The brain is the central organ of stress and adaptation to stress because it perceives and determines what is threatening, as well as the behavioral and physiological responses to the stressor.  The healthy brain is resilient and responds to experiences over the lifecourse that produce epigenetic changes which result in structural and functional adaptive plasticity from the level of gene expression out to the cell surface.  These changes are mediated in part by circulating hormones as well as by neurally-derived neurotransmitters and neuromodulators, reflecting the two-way communication between brain and body whereby neural activity also regulates the neuroendocrine, metabolic and immune systems. The genetic constitution of an individual sets the limits on what experiences are able to do.  The lifecourse is a “one way stress” in which there is no true reversal but redirection that occurs in response to positive or negative experiences that may be unique to each stage of life.   It is important to remember that experiences even before conception as well as early life experiences can have a lasting impact.   This work has led translationally down a conceptual path, namely, that mediators of adaptation act biphasically – protective in the short run and potentially damaging in the long run – embodied in the now widely used concepts of allostasis and allostatic load/overload. Supported by Hope for Depression Research Foundation.

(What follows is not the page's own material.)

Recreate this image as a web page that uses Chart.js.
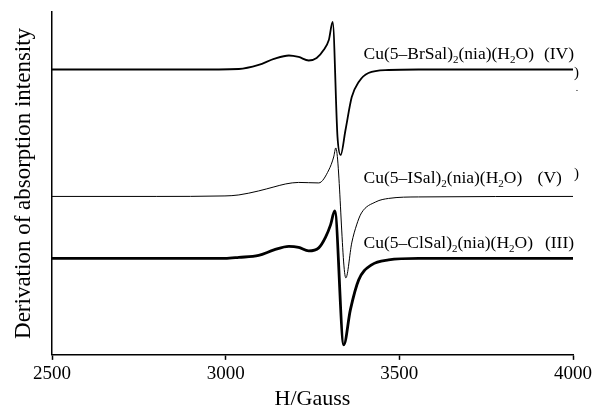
<!DOCTYPE html>
<html>
<head>
<meta charset="utf-8">
<script src="https://cdn.jsdelivr.net/npm/chart.js@4/dist/chart.umd.min.js"></script>
<style>
  html, body { margin: 0; padding: 0; background: #fff; }
  #wrap { width: 592px; height: 407px; }
</style>
</head>
<body>
<div id="wrap"><canvas id="chart" width="592" height="407"></canvas></div>
<script>
// EPR spectra, field in Gauss, intensity in arbitrary units (curves offset)
const fieldIV = [2500, 2700, 2900, 3038, 3095, 3139, 3182, 3210, 3239, 3262, 3282, 3297, 3308, 3322, 3331, 3345, 3363, 3383, 3411, 3469, 3555, 3700, 4000];
const intensityIV = [285.5, 285.5, 285.5, 286, 290, 296, 299.5, 298, 294.5, 297, 305, 315, 333, 218, 200, 225, 258, 273, 282, 285, 285.5, 285.5, 285.5];

const fieldV = [2500, 2800, 2998, 3038, 3095, 3139, 3173, 3210, 3268, 3297, 3311, 3317, 3346, 3363, 3377, 3391, 3432, 3469, 3555, 4000];
const intensityV = [158.5, 158.5, 159, 160, 164, 168, 171, 172.5, 172, 185, 198, 207, 77, 112, 130, 142, 153, 156.5, 158, 158.5];

const fieldIII = [2500, 2800, 2998, 3038, 3095, 3139, 3182, 3210, 3239, 3268, 3288, 3302, 3314, 3340, 3359, 3383, 3420, 3469, 3555, 4000];
const intensityIII = [96.5, 96.5, 96.5, 97.5, 99.5, 105, 108.5, 107.5, 104, 107, 118, 130, 144, 10, 45, 75, 90, 95, 96.5, 96.5];

const xTicks = [2500, 3000, 3500, 4000];

// curve labels: name parts (text, is subscript), suffix, suffix end (Gauss), baseline intensity
const labelNames = [
  [['Cu(5\u2013BrSal)', 0], ['2', 1], ['(nia)(H', 0], ['2', 1], ['O)', 0]],
  [['Cu(5\u2013ISal)', 0], ['2', 1], ['(nia)(H', 0], ['2', 1], ['O)', 0]],
  [['Cu(5\u2013ClSal)', 0], ['2', 1], ['(nia)(H', 0], ['2', 1], ['O)', 0]]
];
const labelSuffix = ['(IV)', '(V)', '(III)'];
const suffixEnd = [4003, 3968, 4003];
const labelLevel = [296, 172, 107];

const toPoints = (xs, ys) => xs.map((x, i) => ({x: x, y: ys[i]}));

const serif = '"Liberation Serif", "Times New Roman", serif';

const curveLabels = {
  id: 'curveLabels',
  afterDatasetsDraw(chart) {
    const ctx = chart.ctx;
    const xs = chart.scales.x, ys = chart.scales.y;
    ctx.save();
    ctx.fillStyle = '#000';
    ctx.textBaseline = 'alphabetic';
    labelNames.forEach((parts, i) => {
      let x = xs.getPixelForValue(3397);
      const y = ys.getPixelForValue(labelLevel[i]);
      ctx.textAlign = 'left';
      parts.forEach(([txt, sub]) => {
        ctx.font = sub ? '11px ' + serif : '17.5px ' + serif;
        ctx.fillText(txt, x, sub ? y + 4 : y);
        x += ctx.measureText(txt).width;
      });
      ctx.font = '17.5px ' + serif;
      ctx.textAlign = 'right';
      ctx.fillText(labelSuffix[i], xs.getPixelForValue(suffixEnd[i]), y);
    });
    // stray marks at the right edge of the original figure
    ctx.font = '15px ' + serif;
    ctx.textAlign = 'center';
    ctx.fillText(')', xs.getPixelForValue(4010), ys.getPixelForValue(278));
    ctx.fillText(')', xs.getPixelForValue(4010), ys.getPixelForValue(177));
    ctx.fillRect(xs.getPixelForValue(4010), ys.getPixelForValue(265), 1, 1);
    ctx.restore();
  }
};

const ds = (label, pts, width) => ({
  label: label,
  data: pts,
  borderColor: '#000',
  borderWidth: width,
  pointRadius: 0,
  fill: false,
  cubicInterpolationMode: 'monotone'
});

new Chart(document.getElementById('chart'), {
  type: 'line',
  data: {
    datasets: [
      ds('IV', toPoints(fieldIV, intensityIV), 1.8),
      ds('V', toPoints(fieldV, intensityV), 1),
      ds('III', toPoints(fieldIII, intensityIII), 2.8)
    ]
  },
  options: {
    responsive: false,
    animation: false,
    layout: {padding: {left: 10, top: 12, right: 18, bottom: 0}},
    plugins: {legend: {display: false}, tooltip: {enabled: false}},
    scales: {
      x: {
        type: 'linear',
        min: 2500,
        max: 4000,
        afterBuildTicks: (axis) => { axis.ticks = xTicks.map(v => ({value: v})); },
        ticks: {
          color: '#000',
          padding: 0,
          maxRotation: 0,
          callback: (v) => String(v),
          font: {family: serif, size: 19, lineHeight: 1.53}
        },
        grid: {display: true, drawOnChartArea: false, drawTicks: true, tickLength: 5, color: '#000', tickWidth: 1.5},
        border: {display: true, color: '#000', width: 1.5},
        title: {display: true, text: 'H/Gauss', color: '#000', padding: {top: 2, bottom: 0}, font: {family: serif, size: 22, lineHeight: 0.73}}
      },
      y: {
        min: 0,
        max: 343,
        ticks: {display: false},
        grid: {display: false, drawTicks: false},
        border: {display: true, color: '#000', width: 1.5},
        title: {display: true, text: 'Derivation of absorption intensity', color: '#000', padding: {top: 0, bottom: 14.4}, font: {family: serif, size: 23, lineHeight: 1.2}}
      }
    }
  },
  plugins: [curveLabels]
});
</script>
</body>
</html>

Dr. Masten will discuss the meaning of resilience from a developmental perspective, highlighting the significance of findings from studies of extreme adversity in childhood for our understanding of processes that nurture or disrupt human capacity for adapting to challenges over the life course. She will discuss resilience as the capacity of a system (a child, family, community, economy, or other dynamic system) to adapt to challenges that threaten system function, survival, or development. While child resilience at any given time is distributed across many interacting systems, inside and outside the organism, caregivers play a critical role both in protecting early wellbeing and nurturing the future resilience of children and their societies. She will speculate on the significance of research implicating a short list of adaptive systems strongly associated with resilience across diverse adversities and cultures.